Items from a data source
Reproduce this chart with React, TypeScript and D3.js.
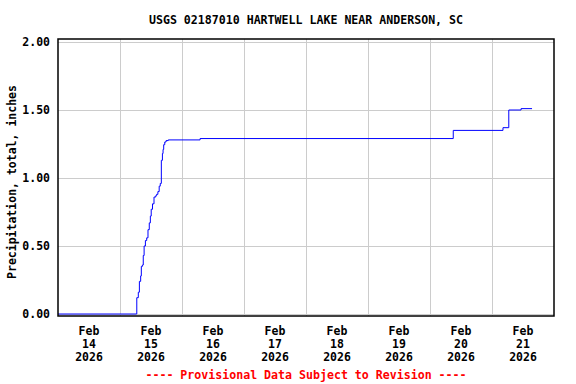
import { useEffect, useRef } from "react";
import * as d3 from "d3";

// cumulative precipitation, inches (UTC times)
const times = [
  "2026-02-14T00:00", "2026-02-15T06:20", "2026-02-15T06:30", "2026-02-15T07:05",
  "2026-02-15T07:30", "2026-02-15T08:00", "2026-02-15T08:15", "2026-02-15T08:40",
  "2026-02-15T09:00", "2026-02-15T09:20", "2026-02-15T09:50", "2026-02-15T10:20",
  "2026-02-15T10:50", "2026-02-15T11:20", "2026-02-15T11:45", "2026-02-15T12:05",
  "2026-02-15T12:35", "2026-02-15T13:10", "2026-02-15T13:50", "2026-02-15T14:10",
  "2026-02-15T14:40", "2026-02-15T15:10", "2026-02-15T15:35", "2026-02-15T16:00",
  "2026-02-15T16:25", "2026-02-15T16:40", "2026-02-15T16:55", "2026-02-15T17:20",
  "2026-02-15T17:50", "2026-02-15T18:40", "2026-02-16T07:00", "2026-02-20T09:00",
  "2026-02-21T04:15", "2026-02-21T06:30", "2026-02-21T11:15", "2026-02-21T15:30",
];
const values = [
  0.0, 0.0, 0.12, 0.16,
  0.24, 0.28, 0.35, 0.36,
  0.43, 0.5, 0.54, 0.56,
  0.62, 0.67, 0.72, 0.77,
  0.81, 0.86, 0.87, 0.88,
  0.9, 0.94, 0.96, 1.13,
  1.18, 1.21, 1.245, 1.265,
  1.275, 1.28, 1.29, 1.35,
  1.37, 1.5, 1.51, 1.51,
];
const dayTicks = ["2026-02-14", "2026-02-15", "2026-02-16", "2026-02-17", "2026-02-18", "2026-02-19", "2026-02-20", "2026-02-21"];
const yTicks = [0, 0.5, 1.0, 1.5, 2.0];

const W = 576;
const H = 384;
const FONT = "'DejaVu Sans Mono', monospace";

export default function App() {
  const ref = useRef<SVGSVGElement>(null);

  useEffect(() => {
    const svg = d3.select(ref.current);
    svg.selectAll("*").remove();

    const left = 58, right = 554, top = 39, bottom = 316;
    const parse = d3.utcParse("%Y-%m-%dT%H:%M");
    const pday = d3.utcParse("%Y-%m-%d");
    const data = times.map((t, i) => ({ date: parse(t), value: values[i] }));

    const x = d3.scaleUtc()
      .domain([pday("2026-02-14"), pday("2026-02-22")])
      .range([left, right]);
    const y = d3.scaleLinear().domain([0, 2]).range([314, 42]);

    svg.append("rect").attr("width", W).attr("height", H).attr("fill", "#fff");

    // grid
    const grid = svg.append("g").attr("stroke", "#cccccc").attr("stroke-width", 1);
    yTicks.forEach((v) => {
      grid.append("line")
        .attr("x1", left).attr("x2", right)
        .attr("y1", Math.round(y(v)) + 0.5).attr("y2", Math.round(y(v)) + 0.5);
    });
    dayTicks.slice(1).forEach((d) => {
      const xx = Math.round(x(pday(d))) + 0.5;
      grid.append("line").attr("x1", xx).attr("x2", xx).attr("y1", top).attr("y2", bottom);
    });

    // line
    svg.append("path")
      .datum(data)
      .attr("fill", "none")
      .attr("stroke", "#0000ff")
      .attr("stroke-width", 1)
      .attr("d", d3.line().x((d) => x(d.date)).y((d) => y(d.value)).curve(d3.curveStepAfter));

    // frame
    svg.append("rect")
      .attr("x", left).attr("y", top)
      .attr("width", right - left).attr("height", bottom - top)
      .attr("fill", "none").attr("stroke", "#000").attr("stroke-width", 1.5);

    // y tick labels
    svg.append("g").selectAll("text").data(yTicks).join("text")
      .attr("x", 50).attr("y", (d) => y(d) + 4)
      .attr("text-anchor", "end")
      .attr("font-family", FONT).attr("font-weight", "bold").attr("font-size", 11.5)
      .text((d) => d3.format(".2f")(d));

    // x tick labels, centred at noon
    const xl = svg.append("g").selectAll("g").data(dayTicks).join("g")
      .attr("transform", (d) => `translate(${x(d3.utcHour.offset(pday(d), 12))},0)`);
    const fmts = [d3.utcFormat("%b"), d3.utcFormat("%d"), d3.utcFormat("%Y")];
    fmts.forEach((f, i) => {
      xl.append("text")
        .attr("y", 335 + i * 13)
        .attr("text-anchor", "middle")
        .attr("font-family", FONT).attr("font-weight", "bold").attr("font-size", 11.5)
        .text((d) => f(pday(d)));
    });

    // title
    svg.append("text")
      .attr("x", (left + right) / 2).attr("y", 24)
      .attr("text-anchor", "middle")
      .attr("font-family", FONT).attr("font-weight", "bold").attr("font-size", 11.6)
      .text("USGS 02187010 HARTWELL LAKE NEAR ANDERSON, SC");

    // y label
    svg.append("text")
      .attr("transform", `translate(16,${182}) rotate(-90)`)
      .attr("text-anchor", "middle")
      .attr("font-family", FONT).attr("font-weight", "bold").attr("font-size", 11.5)
      .text("Precipitation, total, inches");

    // footer
    svg.append("text")
      .attr("x", (left + right) / 2).attr("y", 379)
      .attr("text-anchor", "middle")
      .attr("fill", "#ff0000")
      .attr("font-family", FONT).attr("font-weight", "bold").attr("font-size", 11.6)
      .text("---- Provisional Data Subject to Revision ----");
  }, []);

  return (
    <svg
      ref={ref}
      width={W}
      height={H}
      style={{ position: "absolute", left: 0, top: 0, display: "block" }}
    />
  );
}
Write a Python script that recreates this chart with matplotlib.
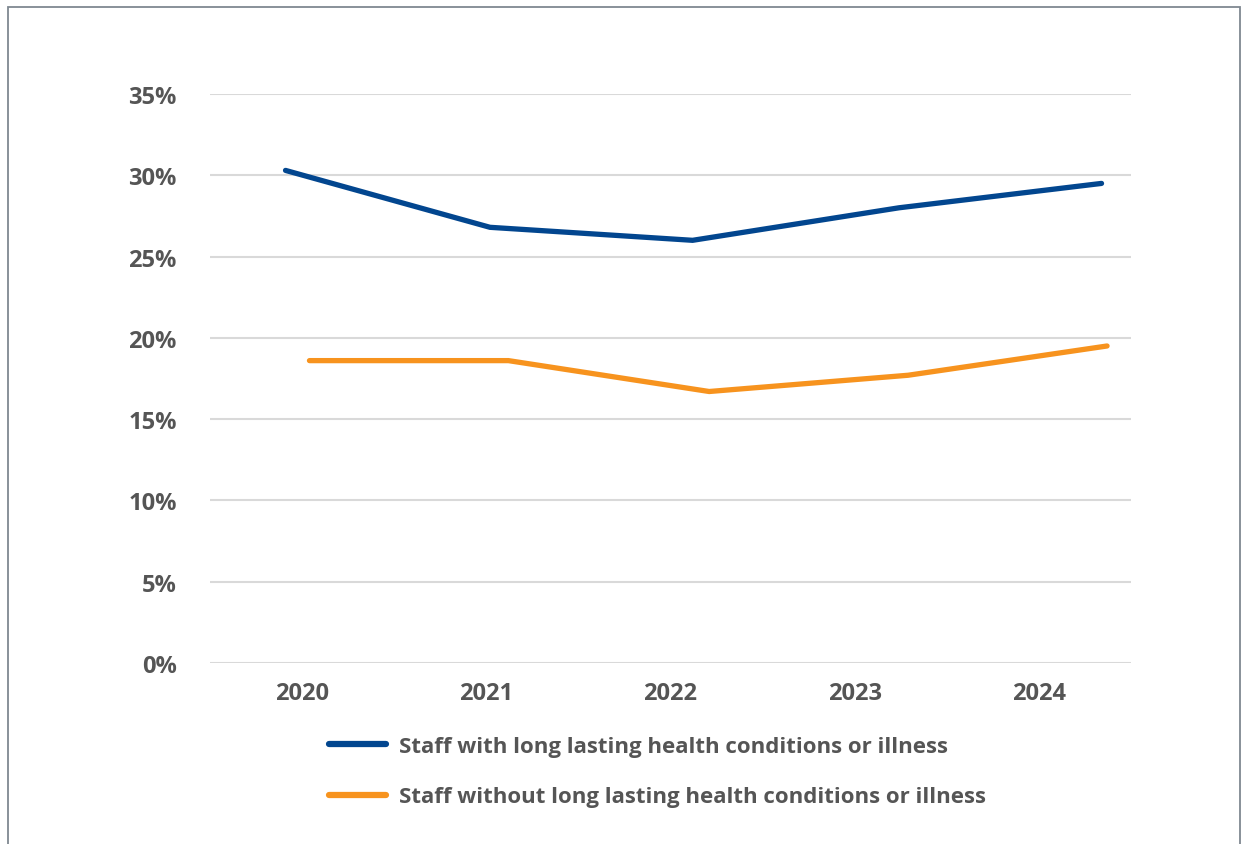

# [Task statement]
Pictures excluded, repeat exactly the lines from the top of the material through the line with "import * as", including both of those lines.

# [Finished exercise]
Reproduce this chart with React, TypeScript and D3.js.
import { useEffect, useRef } from "react";
import * as d3 from "d3";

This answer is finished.